Stone on Terrorism and Miranda
There's been quite a fuss lately about whether government officials should have to give Miranda warnings to persons arrested for alleged terrorist acts. Attorney General Eric Holder has called upon Congress to enact legislation that would authorize government investigators not to give Miranda warnings in such circumstances.
The primary concern seems to be that if a person in custody receives Miranda warnings, he will be less likely to speak with his interrogators and the government will therefore lose potentially valuable intelligence information that might help combat terrorist networks and prevent future attacks. Although no one seems to have noticed, this concern is completely misplaced.

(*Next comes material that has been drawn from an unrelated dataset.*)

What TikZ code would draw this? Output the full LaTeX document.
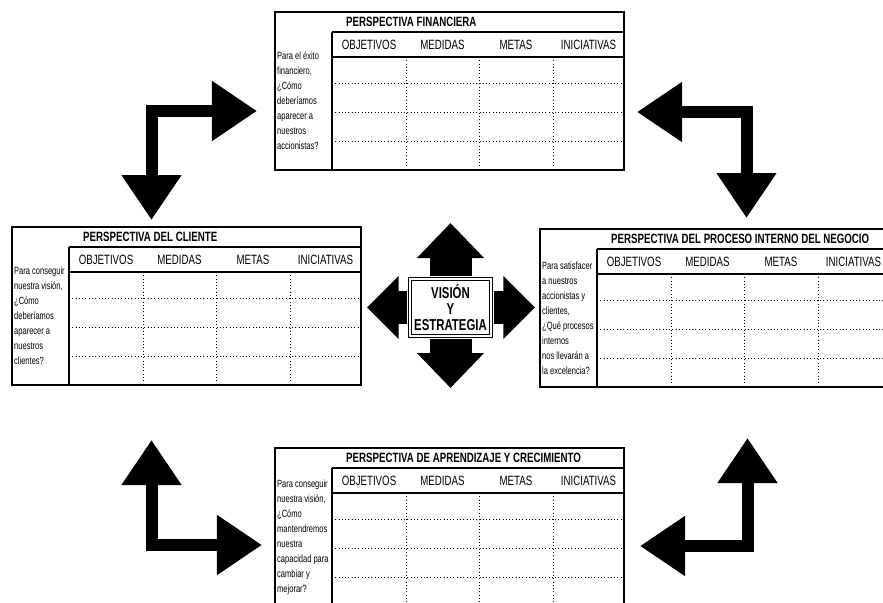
\documentclass[tikz,border=0pt]{standalone}
\usepackage{fontspec}
\setmainfont{Liberation Sans}[FakeStretch=0.72]
\usetikzlibrary{arrows.meta}

\tikzset{
  marco/.style={line width=1.2pt},
  punteada/.style={dotted, line width=0.8pt},
  titulo/.style={font=\bfseries\fontsize{11.5}{13}\selectfont, inner sep=0pt, anchor=west},
  cabecera/.style={font=\fontsize{11.5}{13}\selectfont, inner sep=0pt},
  pregunta/.style={font=\fontsize{8.9}{12.8}\selectfont, align=left, inner sep=0pt, anchor=west},
  esquina/.style={line width=0.36cm, line join=miter, >={Triangle[length=1.35cm,width=1.71cm]}, <->},
  cruz/.style={line width=1.26cm, shorten <=1.9pt, >={Triangle[length=1.05cm,width=1.95cm]}, ->},
  cruzlado/.style={cruz, line width=1cm, >={Triangle[length=0.95cm,width=1.83cm]}},
  vision/.style={draw, double, line width=1.3pt, double distance=1.2pt, minimum width=2.42cm,
    minimum height=1.7cm, align=center, inner sep=0pt, font=\bfseries\fontsize{13.5}{13.7}\selectfont}
}

% una tabla de perspectiva: nombre, x, y, titulo, pregunta
\newcommand{\perspectiva}[5]{%
  \begin{scope}[shift={(#2,#3)}]
    % filas y columnas punteadas
    \foreach \fy in {71,100,129} \draw[punteada] (57,\fy) -- (349,\fy);
    \foreach \cx in {131,204,278} \draw[punteada] (\cx,45) -- (\cx,158);
    % marco y lineas principales
    \draw[marco] (0,0) rectangle (349,158);
    \draw[marco] (57,20) -- (349,20) (57,45) -- (349,45) (57,20) -- (57,158);
    % textos
    \node[titulo] (#1-titulo) at (71,10) {#4};
    \foreach \cx/\cab [count=\i] in {94/OBJETIVOS,167.5/MEDIDAS,241/METAS,313.5/INICIATIVAS}
      \node[cabecera] (#1-cab\i) at (\cx,32.5) {\cab};
    \node[pregunta] (#1-pregunta) at (2,89) {#5};
  \end{scope}}

\begin{document}
\begin{tikzpicture}[x=0.03cm, y=-0.03cm]
  % area visible
  \clip (0,0) rectangle (883,602);

  % las cuatro perspectivas
  \perspectiva{fin}{275}{12}{PERSPECTIVA FINANCIERA}
    {Para el éxito\\financiero,\\¿Cómo\\deberíamos\\aparecer a\\nuestros\\accionistas?}
  \perspectiva{cli}{12}{227}{PERSPECTIVA DEL CLIENTE}
    {Para conseguir\\nuestra visión,\\¿Cómo\\deberíamos\\aparecer a\\nuestros\\clientes?}
  \perspectiva{pro}{540}{229}{PERSPECTIVA DEL PROCESO INTERNO DEL NEGOCIO}
    {Para satisfacer\\a nuestros\\accionistas y\\clientes,\\¿Qué procesos\\internos\\nos llevarán a\\la excelencia?}
  \perspectiva{apr}{275}{448}{PERSPECTIVA DE APRENDIZAJE Y CRECIMIENTO}
    {Para conseguir\\nuestra visión,\\¿Cómo\\mantendremos\\nuestra\\capacidad para\\cambiar y\\mejorar?}

  % vision y estrategia al centro
  \node[vision] (vis) at (450.5,307.5) {VISIÓN\\Y\\ESTRATEGIA};
  \coordinate (vis-n) at (450.5,223);
  \coordinate (vis-s) at (450.5,388);
  \coordinate (vis-o) at (367,307.5);
  \coordinate (vis-e) at (535,307.5);
  \draw[cruz] (vis.north) -- (vis-n);
  \draw[cruz] (vis.south) -- (vis-s);
  \draw[cruzlado] (vis.west) -- (vis-o);
  \draw[cruzlado] (vis.east) -- (vis-e);

  % flechas de las esquinas
  \coordinate (no) at (151.5,111);
  \coordinate (no-a) at (257,111);
  \coordinate (no-b) at (151.5,220);
  \draw[esquina] (no-a) -- (no) -- (no-b);

  \coordinate (ne) at (746.5,112);
  \coordinate (ne-a) at (637,112);
  \coordinate (ne-b) at (746.5,218);
  \draw[esquina] (ne-a) -- (ne) -- (ne-b);

  \coordinate (so) at (151.5,545);
  \coordinate (so-a) at (151.5,440);
  \coordinate (so-b) at (262,545);
  \draw[esquina] (so-a) -- (so) -- (so-b);

  \coordinate (se) at (747.5,546);
  \coordinate (se-a) at (747.5,438);
  \coordinate (se-b) at (640,546);
  \draw[esquina] (se-a) -- (se) -- (se-b);
\end{tikzpicture}
\end{document}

To understand why this is so, we need to go back to basics. The Fifth Amendment protects the privilege against compelled self-incrimination. The privilege prohibits the government from using any statement that it has coerced from an individual against him in a criminal trial.
In simplest form, this means that the government may not punish a criminal defendant for refusing to take the stand and incriminate himself at his own trial. But it goes beyond that. As the Supreme Court long ago recognized, the same principle must also govern pre-trial interrogations. That is, if the government cannot constitutionally coerce a defendant to incriminate himself at trial, it follows that it cannot constitutionally use at trial a confession that it has coerced from him at an earlier stage of the proceedings. For example, the privilege prohibits the government from using against a criminal defendant a confession that it beat out of him prior to trial.
It is often difficult to know, however, when a confession was given voluntarily and when it was the product of coercion.